Exercise description
Retype only the lines from the top of the records to the line with "Roman', Tinos, 'Liberation", including that line but none of the pictures.

Data extracted from a collection:
+---+
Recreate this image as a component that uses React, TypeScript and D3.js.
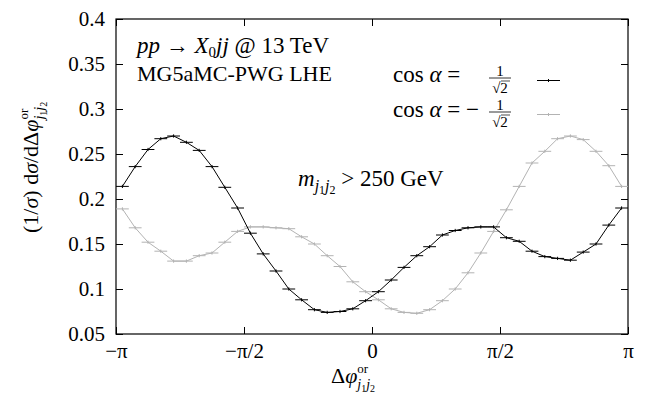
import React, { useEffect, useRef } from 'react';
import * as d3 from 'd3';

// normalised distributions, 40 bins in [-pi, pi]
const cosPlus = [
  0.214, 0.236, 0.255, 0.267, 0.270, 0.263, 0.254, 0.236, 0.213, 0.190,
  0.162, 0.139, 0.120, 0.100, 0.088, 0.077, 0.074, 0.075, 0.078, 0.087,
  0.097, 0.110, 0.124, 0.137, 0.147, 0.160, 0.165, 0.168, 0.169, 0.169,
  0.157, 0.153, 0.142, 0.136, 0.134, 0.132, 0.141, 0.150, 0.171, 0.190,
];
const cosMinus = [
  0.189, 0.168, 0.152, 0.142, 0.131, 0.131, 0.137, 0.140, 0.152, 0.164,
  0.169, 0.169, 0.168, 0.167, 0.158, 0.150, 0.137, 0.125, 0.108, 0.097,
  0.088, 0.078, 0.074, 0.073, 0.077, 0.087, 0.100, 0.118, 0.140, 0.164,
  0.188, 0.214, 0.240, 0.253, 0.267, 0.270, 0.266, 0.253, 0.237, 0.214,
];
const yErr = 0.0018;
const xTicks = [-Math.PI, -Math.PI / 2, 0, Math.PI / 2, Math.PI];
const xTickLabels = ['−π', '−π/2', '0', 'π/2', 'π'];
const yTicks = [0.05, 0.1, 0.15, 0.2, 0.25, 0.3, 0.35, 0.4];

const FONT = "'Times New Roman', Tinos, 'Liberation Serif', 'DejaVu Serif', 'Noto Serif', Times, serif";

// text with sub/superscripts built out of tspans
function mathText(parent, x, y, pieces, size = 20, anchor = 'start') {
  const t = parent.append('text')
    .attr('x', x).attr('y', y)
    .style('font-family', FONT)
    .style('font-size', `${size}px`)
    .attr('text-anchor', anchor)
    .style('white-space', 'pre');
  let shift = 0;
  let prevLen = 0;
  pieces.forEach(p => {
    const s = p.shift ?? 0;
    const ts = t.append('tspan').text(p.t).style('font-size', `${p.size ?? size}px`);
    if (p.italic) ts.style('font-style', 'italic');
    if (s !== shift) ts.attr('dy', s - shift);
    if (p.back) ts.attr('dx', -prevLen);
    shift = s;
    prevLen = ts.node().getComputedTextLength();
  });
  return t;
}

// phi with "or" on top and j1j2 below
const phiOr = [
  { t: 'φ', italic: true },
  { t: 'or', size: 13, shift: -10 },
  { t: 'j', italic: true, size: 14, shift: 6, back: true }, { t: '1', size: 10, shift: 9 },
  { t: 'j', italic: true, size: 14, shift: 6 }, { t: '2', size: 10, shift: 9 },
];

function App() {
  const svgRef = useRef();

  useEffect(() => {
    const svg = d3.select(svgRef.current);
    svg.selectAll('*').remove();

    const left = 116, right = 628, top = 19, bottom = 334;
    const x = d3.scaleLinear().domain([-Math.PI, Math.PI]).range([left, right]);
    const y = d3.scaleLinear().domain([0.05, 0.4]).range([bottom, top]);
    const nb = cosPlus.length;
    const bw = (2 * Math.PI) / nb;
    const centers = d3.range(nb).map(i => -Math.PI + (i + 0.5) * bw);

    // axes, ticks inward on all sides
    const axL = svg.append('g').attr('transform', `translate(${left},0)`)
      .call(d3.axisLeft(y).tickValues(yTicks).tickSize(-7).tickPadding(11).tickFormat(d3.format('')));
    const axR = svg.append('g').attr('transform', `translate(${right},0)`)
      .call(d3.axisRight(y).tickValues(yTicks).tickSize(-7).tickFormat(() => ''));
    const axB = svg.append('g').attr('transform', `translate(0,${bottom})`)
      .call(d3.axisBottom(x).tickValues(xTicks).tickSize(-7).tickPadding(9).tickFormat((d, i) => xTickLabels[i]));
    const axT = svg.append('g').attr('transform', `translate(0,${top})`)
      .call(d3.axisTop(x).tickValues(xTicks).tickSize(-7).tickFormat(() => ''));
    [axL, axR, axB, axT].forEach(a => {
      a.attr('font-family', null).attr('font-size', null);
      a.select('.domain').remove();
      a.selectAll('text')
        .style('font-family', FONT).style('font-size', '21px').attr('fill', '#000');
      a.selectAll('line').attr('stroke', '#000');
    });

    svg.append('rect')
      .attr('x', left).attr('y', top)
      .attr('width', right - left).attr('height', bottom - top)
      .attr('fill', 'none').attr('stroke', '#000').attr('stroke-width', 1.2);

    const series = [
      { values: cosMinus, color: '#b3b3b3' },
      { values: cosPlus, color: '#000' },
    ];
    const line = d3.line().x(d => x(d[0])).y(d => y(d[1]));

    series.forEach(s => {
      const pts = centers.map((c, i) => [c, s.values[i]]);
      const g = svg.append('g');
      g.append('path')
        .datum(pts)
        .attr('d', line)
        .attr('fill', 'none')
        .attr('stroke', s.color)
        .attr('stroke-width', 1);
      g.selectAll('.xb').data(pts).join('line')
        .attr('x1', d => x(d[0] - bw / 2)).attr('x2', d => x(d[0] + bw / 2))
        .attr('y1', d => y(d[1])).attr('y2', d => y(d[1]))
        .attr('stroke', s.color).attr('stroke-width', 1);
      g.selectAll('.yb').data(pts).join('line')
        .attr('x1', d => x(d[0])).attr('x2', d => x(d[0]))
        .attr('y1', d => y(d[1] - yErr)).attr('y2', d => y(d[1] + yErr))
        .attr('stroke', s.color).attr('stroke-width', 1);
    });

    // annotations
    mathText(svg, 137, 53, [
      { t: 'pp', italic: true }, { t: ' → ' }, { t: 'X', italic: true },
      { t: '0', size: 15, shift: 4 }, { t: 'jj', italic: true }, { t: ' @ 13 TeV' },
    ], 23);
    mathText(svg, 137, 81, [{ t: 'MG5aMC-PWG LHE' }], 22);
    mathText(svg, 298, 186, [
      { t: 'm', italic: true },
      { t: 'j', italic: true, size: 16, shift: 5 }, { t: '1', size: 12, shift: 8 },
      { t: 'j', italic: true, size: 16, shift: 5 }, { t: '2', size: 12, shift: 8 },
      { t: ' > 250 GeV' },
    ], 23);

    // legend
    const legend = [
      { minus: false, color: '#000', base: 82, bar: 78 },
      { minus: true, color: '#b3b3b3', base: 117, bar: 112 },
    ];
    legend.forEach(l => {
      mathText(svg, 393, l.base, [{ t: 'cos ' }, { t: 'α', italic: true }, { t: l.minus ? ' = −' : ' =' }], 23);
      mathText(svg, 500, l.bar - 2.5, [{ t: '1' }], 15, 'middle');
      svg.append('line').attr('x1', 489).attr('x2', 511)
        .attr('y1', l.bar).attr('y2', l.bar).attr('stroke', '#000').attr('stroke-width', 0.8);
      mathText(svg, 500, l.bar + 14.5, [{ t: '√2' }], 15, 'middle');
      svg.append('line').attr('x1', 501).attr('x2', 510)
        .attr('y1', l.bar + 3).attr('y2', l.bar + 3).attr('stroke', '#000').attr('stroke-width', 0.7);
      const ly = l.bar + 2.5;
      svg.append('line').attr('x1', 537).attr('x2', 560).attr('y1', ly).attr('y2', ly)
        .attr('stroke', l.color).attr('stroke-width', 1);
      svg.append('line').attr('x1', 548.5).attr('x2', 548.5).attr('y1', ly - 1.5).attr('y2', ly + 1.5)
        .attr('stroke', l.color).attr('stroke-width', 1);
    });

    // axis titles
    mathText(svg, 331, 383, [{ t: 'Δ' }, ...phiOr], 22);
    const yl = svg.append('g').attr('transform', 'translate(38,0) rotate(-90)');
    mathText(yl, -233, 0, [
      { t: '(1/' }, { t: 'σ', italic: true }, { t: ') d' }, { t: 'σ', italic: true },
      { t: '/dΔ' }, ...phiOr,
    ], 22);
  }, []);

  return (
    <svg
      ref={svgRef}
      width={646}
      height={397}
      style={{ position: 'absolute', left: 0, top: 0, background: '#fff' }}
    />
  );
}

export default App;
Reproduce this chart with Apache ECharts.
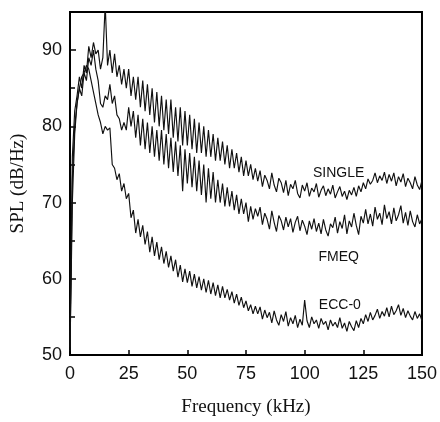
<!DOCTYPE html>
<html>
<head>
<meta charset="utf-8">
<script src="https://cdn.jsdelivr.net/npm/echarts@6/dist/echarts.min.js"></script>
<style>
  html, body { margin: 0; padding: 0; background: #fff; }
  #chart { width: 440px; height: 422px; }
</style>
</head>
<body>
<div id="chart"></div>
<script>
var stepKHz = 1;
var xTicks = [0, 25, 50, 75, 100, 125, 150];
var yTicks = [50, 60, 70, 80, 90];

var single = [
    52, 76, 82, 84, 86.5, 85, 88, 87, 90.5, 89,
    91, 89.5, 90, 87.5, 89, 96, 88, 90, 87, 89.5,
    86.5, 88, 85.5, 87.5, 85, 87.5, 84, 86.5, 83.5, 86.5,
    82.5, 86, 82, 85.5, 81.5, 85, 80.5, 84.5, 80, 84,
    79.5, 83.5, 79, 83.5, 78.5, 82.5, 78, 82.5, 77.5, 82,
    77.5, 81.5, 77, 81, 76.5, 80.5, 76.5, 80, 76, 79.5,
    76, 79, 75.5, 78.5, 75.5, 78, 75, 77.5, 74.5, 77,
    74.5, 76.5, 74, 76, 73.5, 75.5, 73.5, 75, 73, 74.5,
    72.8, 74.2, 72.1, 73.6, 72.9, 71.8, 73.9, 72.3, 71.4, 73.2,
    72.6, 71.3, 72.9, 70.9, 72.4, 71.8, 72.9, 71.2, 70.6, 72.3,
    71.5, 72.6, 70.8, 71.9, 71.4, 72.5, 70.7, 71.6, 72.2, 70.9,
    71.8, 71.1, 72.3, 70.6, 71.4, 72.1, 70.8, 71.5, 70.4, 71.6,
    71.0, 72.0, 70.8, 72.2, 71.4, 72.6, 71.8, 73.1, 72.4, 72.9,
    73.9, 72.6, 73.5, 72.9, 74.0, 72.5, 73.7, 72.8, 73.9, 72.2,
    73.4, 72.7, 73.8, 72.1, 73.2, 72.6, 71.8, 73.4, 72.3, 71.7,
    72.9
];

var fmeq = [
    51, 73, 80, 83, 85, 84, 87, 86, 89, 88,
    90, 87.5, 86, 83, 82.5, 84, 83.5, 85.5, 83, 84,
    81.5, 81, 79.5, 80.5, 79.5, 82.5, 80, 82, 78.5, 81.5,
    77.5, 81, 77, 80.5, 76.5, 80, 76, 79.5, 75.5, 79.5,
    75, 79, 74.5, 78.5, 74, 78, 73.5, 77.5, 71.5, 77,
    72.5, 76.5, 72, 76, 71.5, 75.5, 71, 75, 70, 74.5,
    70.5, 74, 70, 73, 70, 72.5, 69.5, 72, 69.5, 71.5,
    69, 71, 68.5, 70.5, 68.5, 70, 67.5, 69.5, 67.8, 69.2,
    68.2, 69.4, 67.1, 68.6, 67.8, 66.5, 68.9, 67.4, 66.2, 68.3,
    67.6, 66.4, 68.1, 66.8, 67.9, 66.1, 67.4, 68.2, 66.3, 67.7,
    66.9, 65.8, 67.6, 66.5, 67.9, 66.2, 67.3, 65.9, 67.8, 66.4,
    65.6, 67.2, 66.7, 68.1, 66.0, 67.5, 66.6, 68.4, 65.9, 67.6,
    66.8, 68.6, 67.0, 65.8, 68.2, 67.3, 69.1, 67.2, 68.5, 66.9,
    69.4, 67.8, 68.6, 67.1, 69.7, 67.9, 68.8, 67.2, 69.3, 67.6,
    68.4, 69.6, 67.3, 68.7, 67.0, 68.9, 67.5, 66.8, 68.4, 67.2,
    67.9
];

var ecc0 = [
    50.5, 70, 79, 83, 85, 86.5, 87, 88, 87.5, 86,
    84.5, 83, 81.5, 80.5, 79, 80, 79.5, 79.8, 75, 74.5,
    73, 73.8, 71.5, 72.5, 70.5, 71.2, 68, 69, 66, 67.8,
    65.5, 67, 64.5, 66.2, 63.5, 65.5, 63, 64.8, 62.5, 64.2,
    62, 63.6, 61.5, 63, 61, 62.5, 60.2, 61.8, 59.6, 61.3,
    59.5, 61, 59, 60.6, 58.8, 60.3, 58.5, 60, 58.2, 59.8,
    58, 59.5, 57.8, 59.2, 57.5, 59, 57.5, 58.6, 57.2, 58.3,
    56.8, 58, 56.5, 57.6, 56.2, 57.1, 55.8, 56.6, 55.4, 56.4,
    55.4, 56.3, 54.7, 55.9, 54.9, 55.6, 54.2, 55.8, 54.6, 53.9,
    55.3, 54.4, 55.7, 53.8, 54.9, 54.1, 55.2, 53.6, 54.7, 53.9,
    57.2, 54.5, 53.6, 55.0, 54.1, 54.6, 53.5, 54.8, 54.0, 54.4,
    53.3, 54.6, 53.8, 54.3, 53.6, 54.9, 53.5, 54.2, 53.1, 54.4,
    53.7, 53.2, 54.5, 53.6, 54.8, 54.1, 55.3, 54.4, 55.6, 54.6,
    55.2, 56.0, 54.8, 55.7, 55.1, 56.2, 55.0, 56.4, 55.3, 55.8,
    56.6, 55.2, 56.1, 54.9, 55.8, 55.1, 54.6, 55.7, 54.8, 55.4,
    54.5
];

// curve labels: [text, freq, level]
var curveLabels = [
    ['SINGLE', 114.5, 73.9],
    ['FMEQ', 114.5, 62.8],
    ['ECC-0', 115, 56.6]
];

function toPairs(values) {
    return values.map(function (v, i) { return [i * stepKHz, v]; });
}

function lineSeries(name, values, label) {
    var s = {
        name: name,
        type: 'line',
        data: toPairs(values),
        showSymbol: false,
        symbol: 'none',
        clip: true,
        animation: false,
        lineStyle: { color: '#111', width: 1.15 }
    };
    if (label) {
        s.markPoint = {
            symbol: 'circle',
            symbolSize: 0,
            animation: false,
            data: [{
                coord: [label[1], label[2]],
                label: {
                    show: true,
                    position: 'inside',
                    formatter: label[0],
                    color: '#111',
                    fontFamily: 'Liberation Sans, Arial, sans-serif',
                    fontSize: 14
                }
            }]
        };
    }
    return s;
}

var axisFont = 'Liberation Sans, Arial, sans-serif';
var nameFont = 'Liberation Serif, Times New Roman, serif';

var option = {
    backgroundColor: '#fff',
    animation: false,
    grid: {
        left: 70, right: 17, top: 12, bottom: 60,
        show: true, borderColor: '#000', borderWidth: 2
    },
    xAxis: {
        type: 'value',
        min: xTicks[0],
        max: xTicks[xTicks.length - 1],
        interval: 25,
        name: 'Frequency (kHz)',
        nameLocation: 'middle',
        nameGap: 43,
        nameTextStyle: { fontFamily: nameFont, fontSize: 19, color: '#111' },
        axisLine: { lineStyle: { color: '#000', width: 2 } },
        axisTick: { inside: true, length: 5, lineStyle: { color: '#000', width: 1.5 } },
        axisLabel: { margin: 10, fontFamily: axisFont, fontSize: 18, color: '#111' },
        splitLine: { show: false }
    },
    yAxis: {
        type: 'value',
        min: yTicks[0],
        max: 95,
        interval: 10,
        name: 'SPL (dB/Hz)',
        nameLocation: 'middle',
        nameGap: 42,
        nameTextStyle: { fontFamily: nameFont, fontSize: 19, color: '#111' },
        axisLine: { lineStyle: { color: '#000', width: 2 } },
        axisTick: { inside: true, length: 6, lineStyle: { color: '#000', width: 1.5 } },
        minorTick: { show: true, splitNumber: 2, length: 5, lineStyle: { color: '#000', width: 1.5 } },
        axisLabel: {
            margin: 8, fontFamily: axisFont, fontSize: 18, color: '#111',
            showMaxLabel: false,
            formatter: function (v) { return yTicks.indexOf(v) >= 0 ? String(v) : ''; }
        },
        splitLine: { show: false }
    },
    series: [
        lineSeries('SINGLE', single, curveLabels[0]),
        lineSeries('FMEQ', fmeq, curveLabels[1]),
        lineSeries('ECC-0', ecc0, curveLabels[2])
    ]
};

var chart = echarts.init(document.getElementById('chart'));
chart.setOption(option);
</script>
</body>
</html>
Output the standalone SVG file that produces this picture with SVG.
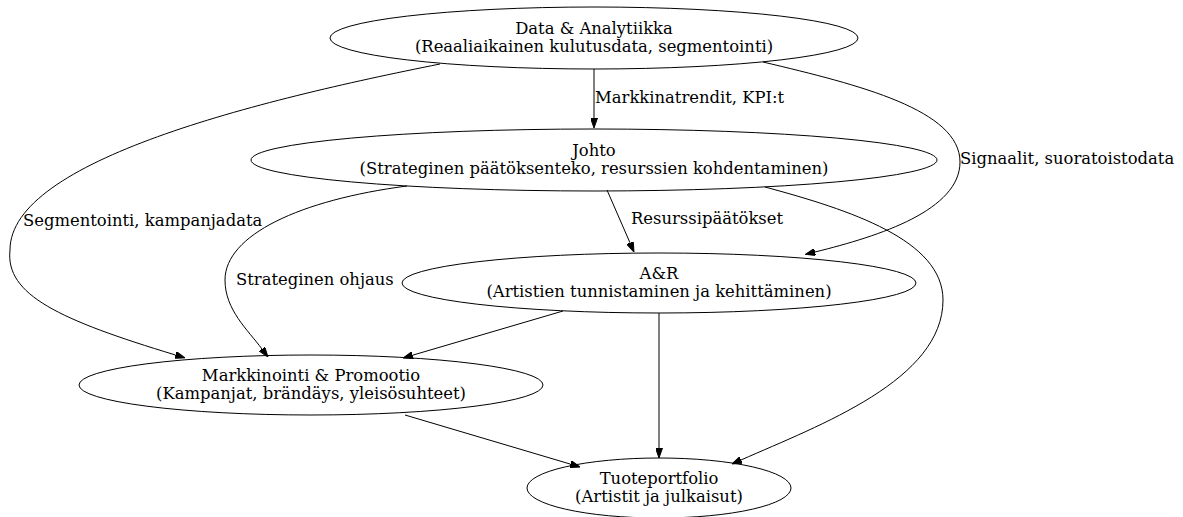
<svg xmlns="http://www.w3.org/2000/svg" width="1183" height="517" viewBox="0 0 1183 517">
  <style>
    .node ellipse { fill: none; stroke: #000; stroke-width: 1; }
    text { font-family: "DejaVu Serif", "Liberation Serif", serif; font-size: 16.4px; fill: #000; }
    .node text { text-anchor: middle; }
    .edge path { fill: none; stroke: #000; stroke-width: 1; marker-end: url(#arrow); }
  </style>
  <defs>
    <marker id="arrow" markerUnits="userSpaceOnUse" markerWidth="10" markerHeight="7" refX="0" refY="3.5" orient="auto">
      <path d="M0,0 L10,3.5 L0,7 z" fill="#000" stroke="#000" stroke-width="1"/>
    </marker>
  </defs>
  <rect width="1183" height="517" fill="#fff"/>

  <!-- connectors -->
  <g id="edges">
    <g class="edge" id="data-johto">
      <path d="M594,69 L594,118"/>
      <text x="595" y="103">Markkinatrendit, KPI:t</text>
    </g>
    <g class="edge" id="data-markkinointi">
      <path d="M440,64 C260,100 10,160 10,250 C5,295 60,320 175.5,355"/>
      <text x="23" y="226">Segmentointi, kampanjadata</text>
    </g>
    <g class="edge" id="data-ar">
      <path d="M763,62 C860,85 960,110 960,162 C960,210 880,236 815,252"/>
      <text x="960" y="164">Signaalit, suoratoistodata</text>
    </g>
    <g class="edge" id="johto-ar">
      <path d="M607,190 L630,242.8"/>
      <text x="631" y="224">Resurssipäätökset</text>
    </g>
    <g class="edge" id="johto-markkinointi">
      <path d="M407,186 C300,200 225,235 225,280 C225,310 248,330 262,349"/>
      <text x="236" y="285">Strateginen ohjaus</text>
    </g>
    <g class="edge" id="johto-tuote">
      <path d="M765,187 C850,210 943,240 943,300 C943,380 820,425 741,460"/>
    </g>
    <g class="edge" id="ar-markkinointi">
      <path d="M563,311 L412.6,355.2"/>
    </g>
    <g class="edge" id="ar-tuote">
      <path d="M659,313 L659,448"/>
    </g>
    <g class="edge" id="markkinointi-tuote">
      <path d="M405,415 L570.4,464.1"/>
    </g>
  </g>

  <!-- nodes -->
  <g class="node" id="data">
    <ellipse cx="594" cy="38" rx="264" ry="31"/>
    <text x="594" y="34">Data &amp; Analytiikka</text>
    <text x="594" y="52">(Reaaliaikainen kulutusdata, segmentointi)</text>
  </g>
  <g class="node" id="johto">
    <ellipse cx="594" cy="160" rx="343" ry="31"/>
    <text x="594" y="156">Johto</text>
    <text x="594" y="174">(Strateginen päätöksenteko, resurssien kohdentaminen)</text>
  </g>
  <g class="node" id="ar">
    <ellipse cx="659" cy="283" rx="257" ry="30"/>
    <text x="659" y="279">A&amp;R</text>
    <text x="659" y="297">(Artistien tunnistaminen ja kehittäminen)</text>
  </g>
  <g class="node" id="markkinointi">
    <ellipse cx="311" cy="385" rx="232" ry="30"/>
    <text x="311" y="381">Markkinointi &amp; Promootio</text>
    <text x="311" y="399">(Kampanjat, brändäys, yleisösuhteet)</text>
  </g>
  <g class="node" id="tuote">
    <ellipse cx="659" cy="488" rx="132" ry="30"/>
    <text x="659" y="484">Tuoteportfolio</text>
    <text x="659" y="502">(Artistit ja julkaisut)</text>
  </g>
</svg>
+---+
Response to the exercise
Recreate this image as a component that uses React, TypeScript and D3.js.
import React, { useEffect, useRef } from 'react';
import * as d3 from 'd3';

// normalised distributions, 40 bins in [-pi, pi]
const cosPlus = [
  0.214, 0.236, 0.255, 0.267, 0.270, 0.263, 0.254, 0.236, 0.213, 0.190,
  0.162, 0.139, 0.120, 0.100, 0.088, 0.077, 0.074, 0.075, 0.078, 0.087,
  0.097, 0.110, 0.124, 0.137, 0.147, 0.160, 0.165, 0.168, 0.169, 0.169,
  0.157, 0.153, 0.142, 0.136, 0.134, 0.132, 0.141, 0.150, 0.171, 0.190,
];
const cosMinus = [
  0.189, 0.168, 0.152, 0.142, 0.131, 0.131, 0.137, 0.140, 0.152, 0.164,
  0.169, 0.169, 0.168, 0.167, 0.158, 0.150, 0.137, 0.125, 0.108, 0.097,
  0.088, 0.078, 0.074, 0.073, 0.077, 0.087, 0.100, 0.118, 0.140, 0.164,
  0.188, 0.214, 0.240, 0.253, 0.267, 0.270, 0.266, 0.253, 0.237, 0.214,
];
const yErr = 0.0018;
const xTicks = [-Math.PI, -Math.PI / 2, 0, Math.PI / 2, Math.PI];
const xTickLabels = ['−π', '−π/2', '0', 'π/2', 'π'];
const yTicks = [0.05, 0.1, 0.15, 0.2, 0.25, 0.3, 0.35, 0.4];

const FONT = "'Times New Roman', Tinos, 'Liberation Serif', 'DejaVu Serif', 'Noto Serif', Times, serif";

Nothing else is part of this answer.